The listing below should be printed exactly, every line of it. Skip the pictures.

==============================

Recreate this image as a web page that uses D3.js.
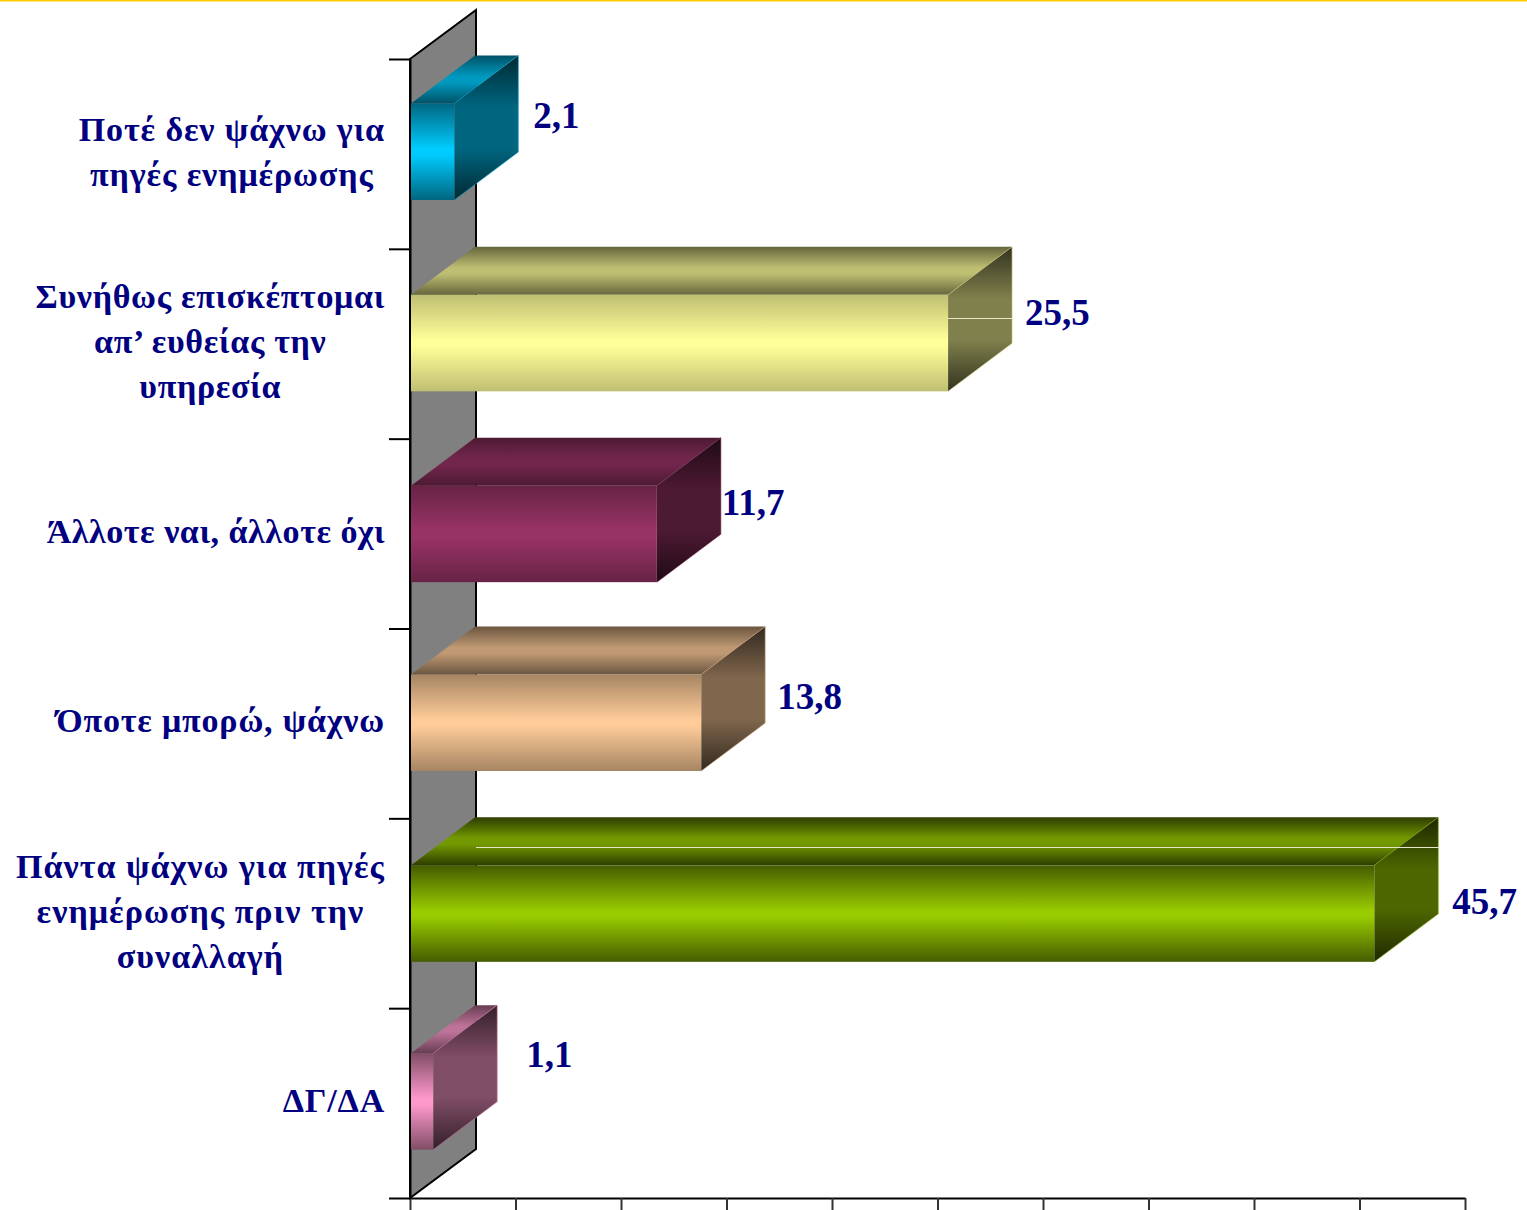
<!DOCTYPE html>
<html lang="el">
<head>
<meta charset="utf-8">
<title>Chart</title>
<script src="https://cdn.jsdelivr.net/npm/d3@7"></script>
<style>
html,body{margin:0;padding:0;background:#fff;overflow:hidden}
svg{display:block}
text{font-family:"Liberation Serif",serif;font-weight:700;fill:#000080}
</style>
</head>
<body>
<svg id="c" width="1527" height="1210"></svg>
<script>
const categories = [
  ["Ποτέ δεν ψάχνω για","πηγές ενημέρωσης"],
  ["Συνήθως επισκέπτομαι","απ’ ευθείας την","υπηρεσία"],
  ["Άλλοτε ναι, άλλοτε όχι"],
  ["Όποτε μπορώ, ψάχνω"],
  ["Πάντα ψάχνω για πηγές","ενημέρωσης πριν την","συναλλαγή"],
  ["ΔΓ/ΔΑ"]
];
const values = [2.1, 25.5, 11.7, 13.8, 45.7, 1.1];
const valueLabels = ["2,1","25,5","11,7","13,8","45,7","1,1"];
const xTicks = [0,5,10,15,20,25,30,35,40,45,50];

const frontMid = ["#00ccff","#ffff99","#993366","#ffcc99","#99cc00","#ff99cc"];
const frontEdge = [0.5,0.75,0.68,0.65,0.45,0.5];
const topEdge = [0.4,0.4,0.5,0.42,0.3,0.4];

// layout
const W=1527,H=1210;
const axisL=410, axisR=1465, axisT=59, axisB=1198;
const wallDX=66, wallDY=-49, barDX=64, barDY=-48;
const barTop=46, barH=96.5;
const barNudge=[-1.5,0,1,0,1,-1];
const labelDX=[15,13,1,12,14,29];
const labelDY=[24.5,30,29,34.5,49,14];

const svg=d3.select("#c");
const x=d3.scaleLinear().domain([0,50]).range([axisL,axisR]);
const yIdx=d3.scaleBand().domain(d3.range(categories.length)).range([axisT,axisB]);
const yEdge=d3.scaleLinear().domain([0,categories.length]).range([axisT,axisB]);

const defs=svg.append("defs");
function grad(id,edge,mid,plateau){
  const g=defs.append("linearGradient").attr("id",id).attr("x1",0).attr("y1",0).attr("x2",0).attr("y2",1);
  g.append("stop").attr("offset","0%").attr("stop-color",edge);
  g.append("stop").attr("offset",(50-plateau)+"%").attr("stop-color",mid);
  g.append("stop").attr("offset",(50+plateau)+"%").attr("stop-color",mid);
  g.append("stop").attr("offset","100%").attr("stop-color",edge);
}
const dark=(c,k)=>{const r=d3.rgb(c);return d3.rgb(r.r*k,r.g*k,r.b*k).formatHex();};
frontMid.forEach((c,i)=>{
  grad("f"+i,dark(c,frontEdge[i]),c,3);
  grad("t"+i,dark(c,topEdge[i]),dark(c,0.75),6);
  grad("s"+i,dark(c,0.2),dark(c,0.5),14);
});

// top gold rule
svg.append("rect").attr("x",0).attr("y",0).attr("width",W).attr("height",1.5).attr("fill","#ffcc00");

// back wall
const line=d3.line();
svg.append("path")
  .attr("d",line([[x(0),axisT],[x(0)+wallDX,axisT+wallDY],[x(0)+wallDX,axisB+wallDY],[x(0),axisB]])+"Z")
  .attr("fill","#808080").attr("stroke","#000").attr("stroke-width",2);

// axes
const gx=svg.append("g").attr("transform",`translate(0,${axisB})`)
  .call(d3.axisBottom(x).tickValues(xTicks).tickSize(14).tickSizeOuter(0).tickFormat(""));
const gy=svg.append("g").attr("transform",`translate(${axisL},0)`)
  .call(d3.axisLeft(yEdge).tickValues(d3.range(categories.length+1)).tickSize(21).tickSizeOuter(0).tickFormat(""));
gx.selectAll("path,line").attr("stroke","#000").attr("stroke-width",2);
gy.selectAll("path,line").attr("stroke","#000").attr("stroke-width",2);
gx.selectAll("line").attr("stroke","#333");

// bars
const bars=svg.selectAll("g.bar").data(values).join("g").attr("class","bar");
bars.each(function(v,i){
  const g=d3.select(this);
  const x0=x(0)+1,x1=x(v),y0=yIdx(i)+barTop+barNudge[i],y1=y0+barH;
  const edge=dark(frontMid[i],0.8);
  g.append("path").attr("d",line([[x0,y0],[x0+barDX,y0+barDY],[x1+barDX,y0+barDY],[x1,y0]])+"Z")
    .attr("fill",`url(#t${i})`);
  g.append("path").attr("d",line([[x1,y0],[x1+barDX,y0+barDY],[x1+barDX,y1+barDY],[x1,y1]])+"Z")
    .attr("fill",`url(#s${i})`);
  g.append("rect").attr("x",x0).attr("y",y0).attr("width",x1-x0).attr("height",barH)
    .attr("fill",`url(#f${i})`);
  g.append("path").attr("d",line([[x1,y0],[x1+barDX,y0+barDY],[x1+barDX,y1+barDY],[x1,y1]]))
    .attr("fill","none").attr("stroke",edge).attr("stroke-opacity",0.6).attr("stroke-width",1);
  g.append("text").attr("x",x1+barDX+labelDX[i]).attr("y",y0+labelDY[i])
    .attr("font-size",37).text(valueLabels[i]);
});

// thin light rules crossing two bars
const rule=(xa,xb,yy)=>svg.append("line").attr("x1",xa).attr("x2",xb).attr("y1",yy).attr("y2",yy)
  .attr("stroke","#e6e6c8").attr("stroke-width",1);
rule(x(values[1]),x(values[1])+barDX+1,318.5);
rule(x(0)+wallDX,x(values[4])+barDX+1,847.5);

// category labels
const lineGap=45, rightEdge=385, firstBase=[141,308,543,732,878,1112];
const spacing=[0.9,0.7,0.55,0.83,1.05,0.8];
categories.forEach((lines,i)=>{
  const t=svg.append("g");
  const els=lines.map((s,k)=>t.append("text").attr("y",firstBase[i]+k*lineGap)
    .attr("font-size",34).attr("letter-spacing",spacing[i]).attr("text-anchor","middle").text(s));
  const w=d3.max(els,e=>e.node().getComputedTextLength());
  els.forEach(e=>e.attr("x",rightEdge-w/2));
});
</script>
</body>
</html>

==============================

FULL ANSWER.
Recreate this image as a web page that uses D3.js.
<!DOCTYPE html>
<html lang="el">
<head>
<meta charset="utf-8">
<title>Chart</title>
<script src="https://cdn.jsdelivr.net/npm/d3@7"></script>
<style>
html,body{margin:0;padding:0;background:#fff;overflow:hidden}
svg{display:block}
text{font-family:"Liberation Serif",serif;font-weight:700;fill:#000080}
</style>
</head>
<body>
<svg id="c" width="1527" height="1210"></svg>
<script>
const categories = [
  ["Ποτέ δεν ψάχνω για","πηγές ενημέρωσης"],
  ["Συνήθως επισκέπτομαι","απ’ ευθείας την","υπηρεσία"],
  ["Άλλοτε ναι, άλλοτε όχι"],
  ["Όποτε μπορώ, ψάχνω"],
  ["Πάντα ψάχνω για πηγές","ενημέρωσης πριν την","συναλλαγή"],
  ["ΔΓ/ΔΑ"]
];
const values = [2.1, 25.5, 11.7, 13.8, 45.7, 1.1];
const valueLabels = ["2,1","25,5","11,7","13,8","45,7","1,1"];
const xTicks = [0,5,10,15,20,25,30,35,40,45,50];

const frontMid = ["#00ccff","#ffff99","#993366","#ffcc99","#99cc00","#ff99cc"];
const frontEdge = [0.5,0.75,0.68,0.65,0.45,0.5];
const topEdge = [0.4,0.4,0.5,0.42,0.3,0.4];

// layout
const W=1527,H=1210;
const axisL=410, axisR=1465, axisT=59, axisB=1198;
const wallDX=66, wallDY=-49, barDX=64, barDY=-48;
const barTop=46, barH=96.5;
const barNudge=[-1.5,0,1,0,1,-1];
const labelDX=[15,13,1,12,14,29];
const labelDY=[24.5,30,29,34.5,49,14];

const svg=d3.select("#c");
const x=d3.scaleLinear().domain([0,50]).range([axisL,axisR]);
const yIdx=d3.scaleBand().domain(d3.range(categories.length)).range([axisT,axisB]);
const yEdge=d3.scaleLinear().domain([0,categories.length]).range([axisT,axisB]);

const defs=svg.append("defs");
function grad(id,edge,mid,plateau){
  const g=defs.append("linearGradient").attr("id",id).attr("x1",0).attr("y1",0).attr("x2",0).attr("y2",1);
  g.append("stop").attr("offset","0%").attr("stop-color",edge);
  g.append("stop").attr("offset",(50-plateau)+"%").attr("stop-color",mid);
  g.append("stop").attr("offset",(50+plateau)+"%").attr("stop-color",mid);
  g.append("stop").attr("offset","100%").attr("stop-color",edge);
}
const dark=(c,k)=>{const r=d3.rgb(c);return d3.rgb(r.r*k,r.g*k,r.b*k).formatHex();};
frontMid.forEach((c,i)=>{
  grad("f"+i,dark(c,frontEdge[i]),c,3);
  grad("t"+i,dark(c,topEdge[i]),dark(c,0.75),6);
  grad("s"+i,dark(c,0.2),dark(c,0.5),14);
});

// top gold rule
svg.append("rect").attr("x",0).attr("y",0).attr("width",W).attr("height",1.5).attr("fill","#ffcc00");

// back wall
const line=d3.line();
svg.append("path")
  .attr("d",line([[x(0),axisT],[x(0)+wallDX,axisT+wallDY],[x(0)+wallDX,axisB+wallDY],[x(0),axisB]])+"Z")
  .attr("fill","#808080").attr("stroke","#000").attr("stroke-width",2);

// axes
const gx=svg.append("g").attr("transform",`translate(0,${axisB})`)
  .call(d3.axisBottom(x).tickValues(xTicks).tickSize(14).tickSizeOuter(0).tickFormat(""));
const gy=svg.append("g").attr("transform",`translate(${axisL},0)`)
  .call(d3.axisLeft(yEdge).tickValues(d3.range(categories.length+1)).tickSize(21).tickSizeOuter(0).tickFormat(""));
gx.selectAll("path,line").attr("stroke","#000").attr("stroke-width",2);
gy.selectAll("path,line").attr("stroke","#000").attr("stroke-width",2);
gx.selectAll("line").attr("stroke","#333");

// bars
const bars=svg.selectAll("g.bar").data(values).join("g").attr("class","bar");
bars.each(function(v,i){
  const g=d3.select(this);
  const x0=x(0)+1,x1=x(v),y0=yIdx(i)+barTop+barNudge[i],y1=y0+barH;
  const edge=dark(frontMid[i],0.8);
  g.append("path").attr("d",line([[x0,y0],[x0+barDX,y0+barDY],[x1+barDX,y0+barDY],[x1,y0]])+"Z")
    .attr("fill",`url(#t${i})`);
  g.append("path").attr("d",line([[x1,y0],[x1+barDX,y0+barDY],[x1+barDX,y1+barDY],[x1,y1]])+"Z")
    .attr("fill",`url(#s${i})`);
  g.append("rect").attr("x",x0).attr("y",y0).attr("width",x1-x0).attr("height",barH)
    .attr("fill",`url(#f${i})`);
  g.append("path").attr("d",line([[x1,y0],[x1+barDX,y0+barDY],[x1+barDX,y1+barDY],[x1,y1]]))
    .attr("fill","none").attr("stroke",edge).attr("stroke-opacity",0.6).attr("stroke-width",1);
  g.append("text").attr("x",x1+barDX+labelDX[i]).attr("y",y0+labelDY[i])
    .attr("font-size",37).text(valueLabels[i]);
});

// thin light rules crossing two bars
const rule=(xa,xb,yy)=>svg.append("line").attr("x1",xa).attr("x2",xb).attr("y1",yy).attr("y2",yy)
  .attr("stroke","#e6e6c8").attr("stroke-width",1);
rule(x(values[1]),x(values[1])+barDX+1,318.5);
rule(x(0)+wallDX,x(values[4])+barDX+1,847.5);

// category labels
const lineGap=45, rightEdge=385, firstBase=[141,308,543,732,878,1112];
const spacing=[0.9,0.7,0.55,0.83,1.05,0.8];
categories.forEach((lines,i)=>{
  const t=svg.append("g");
  const els=lines.map((s,k)=>t.append("text").attr("y",firstBase[i]+k*lineGap)
    .attr("font-size",34).attr("letter-spacing",spacing[i]).attr("text-anchor","middle").text(s));
  const w=d3.max(els,e=>e.node().getComputedTextLength());
  els.forEach(e=>e.attr("x",rightEdge-w/2));
});
</script>
</body>
</html>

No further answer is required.